Retired U.S. Navy Rear Adm. Arnold Lotring, was the featured speaker at the ceremony. Lotring is currently the General Manager, Global Services Training and Education at GE Healthcare, and his last duty station before retiring was as Chief Operating Officer, Naval Education and Training Command.
“I consider myself very blessed to be able to return to Norfolk today and be part of this special event for Cmdr. Whitescarver, Cmdr. Burton and their families,” said Lotring. “This change of command marks the ending of one chapter in the Scranton story while also signaling the beginning of another. Cmdr. Seth Burton brings with him an exceptional record of operational experience and preparation during his career. Most importantly, he has taken the hard operational tours in preparing himself for command of a front line fast-attack submarine such as Scranton. Cmdr. Burton you are an exceptional naval officer and submariner. We welcome you and your family back to the waterfront and into the Scranton family, and wish you nothing but the very best during the great adventures that are ahead.
“Unfortunately today we must also say goodbye to the Cmdr. Whitescarver and his family. A great submarine like the Scranton must be set firmly on a strong foundation beginning with its crew and families. The families of a fast-attack submarine, by the very nature of the ship’s pace and intensity, must be close and supportive of each other. Under the leadership of Cmdr. Whitescarver, the record of success of Scranton has been exceptional. Over a 30- month period, he has guided the crew through major system and equipment modernization periods and well as a myriad of intricate at sea operations.
“The Scranton crew has excelled at every periodic inspection both in engineering and in tactical readiness assessments. What I find most impressive about this period of the ship’s history under Cmdr. Whitescarver, is the fact that despite extended and complex periods of maintenance, he was able to ensure that his crew’s training and readiness proficiency did not degrade, but in fact improved. So, while the complex repairs and upgrades were done with exceptional accuracy and acumen, he ensured that when it was time for the crew to take the ship to sea again, they were ready. Ready to bring the full power and might of this great warship to bear in defense of our nation.”
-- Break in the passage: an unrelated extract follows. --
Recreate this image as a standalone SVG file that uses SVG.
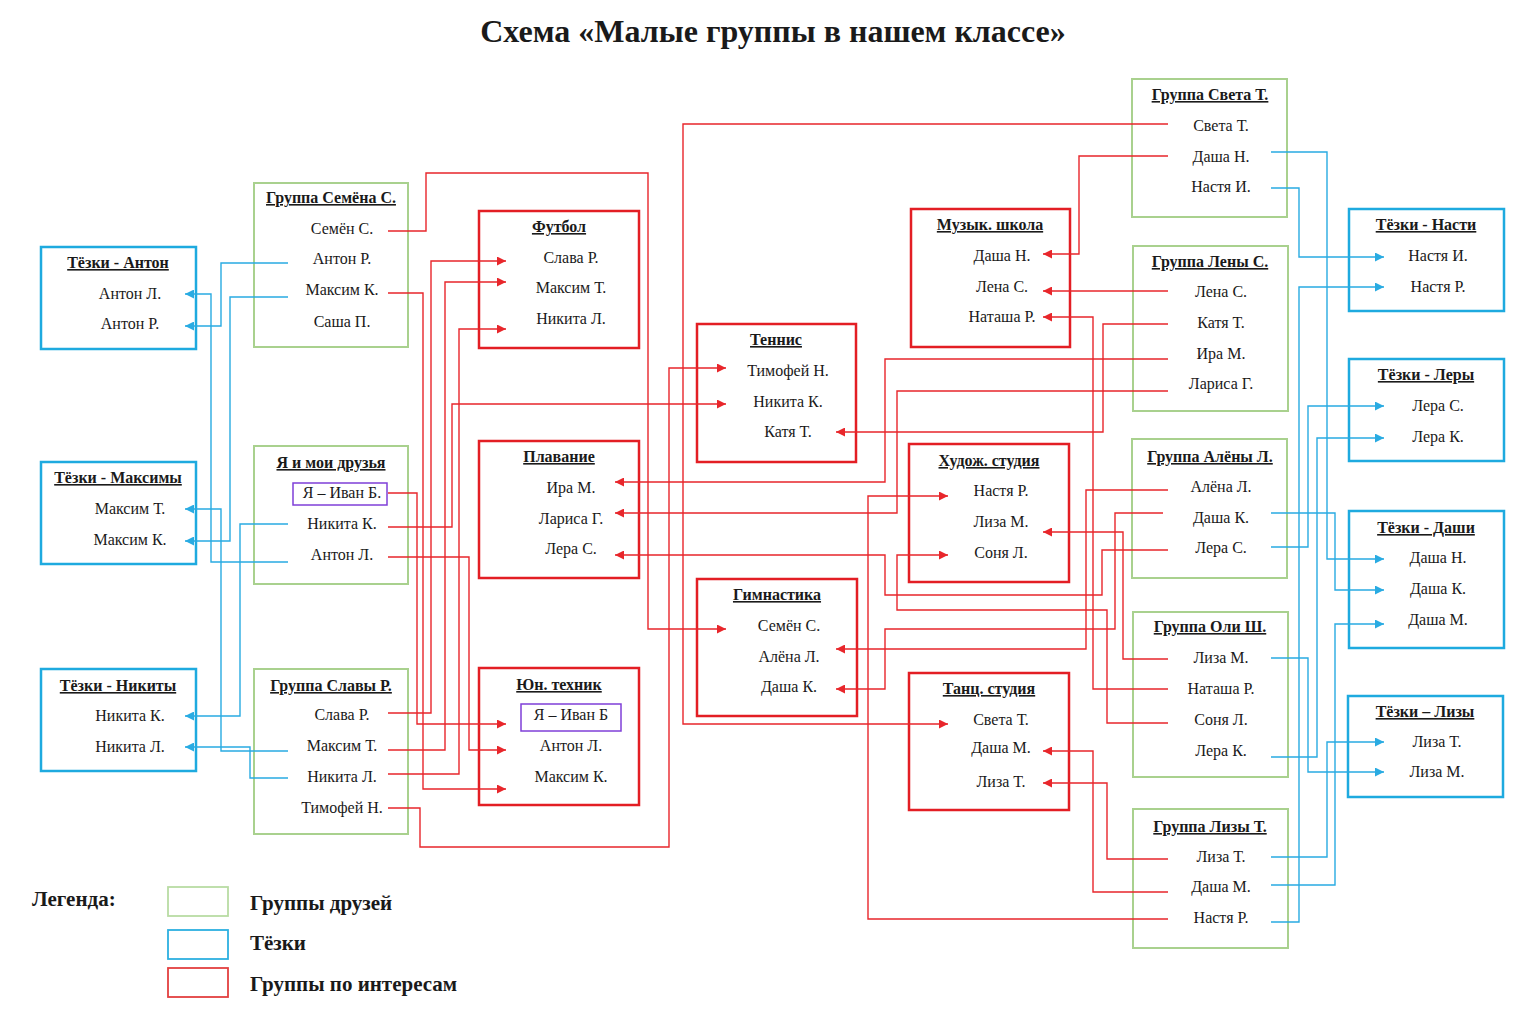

Capt. Eugene Sievers, Commander, Submarine Squadron Six, then presented Whitescarver his second Meritorious Service Medal citing him for proven leadership and tactical experience delivered mission success, superior personnel retention and the highest state of material readiness during local Fleet operations as well as an extended seven-month deployment.
“Attention, Hoya 756. On Time, On Track, On Target! Sorry, I needed to get fired up. It is a difficult task to give up command, especially the IRON HORSE,” said Whitescarver, a 1991 graduate of Virginia Polytechnic Institute and State University (Virginia Tech). “It is command at sea that each officer strives for in a career. It is also the one tour where you have the opportunity to use all the great knowledge and wisdom that you have gained from others over the years to make a difference, to instill lasting change and watch young men grow into future leaders.
“It is the leadership aspect of the job that has maintained my ambition over the past 30 years. There is not a better way of finding out your abilities as a leader than commanding a fast attack submarine. It is the most difficult, technically complex and most rewarding job that anyone could have in the Navy. Given the complexity of the job, it was my goal to ensure each and every man aboard knew how important their role on the ship meant to the success of the ship.
“Leadership is making each person understand their significance to the organization. In an environment where you spend a majority of your time at sea, beneath the surface, every member of the crew is vital to the safety of the ship, and to each other. This crew knows their importance, and they know that the leadership team values each and every one of them. I may be a little biased, but Scranton is by far the best ship and crew I have served with.”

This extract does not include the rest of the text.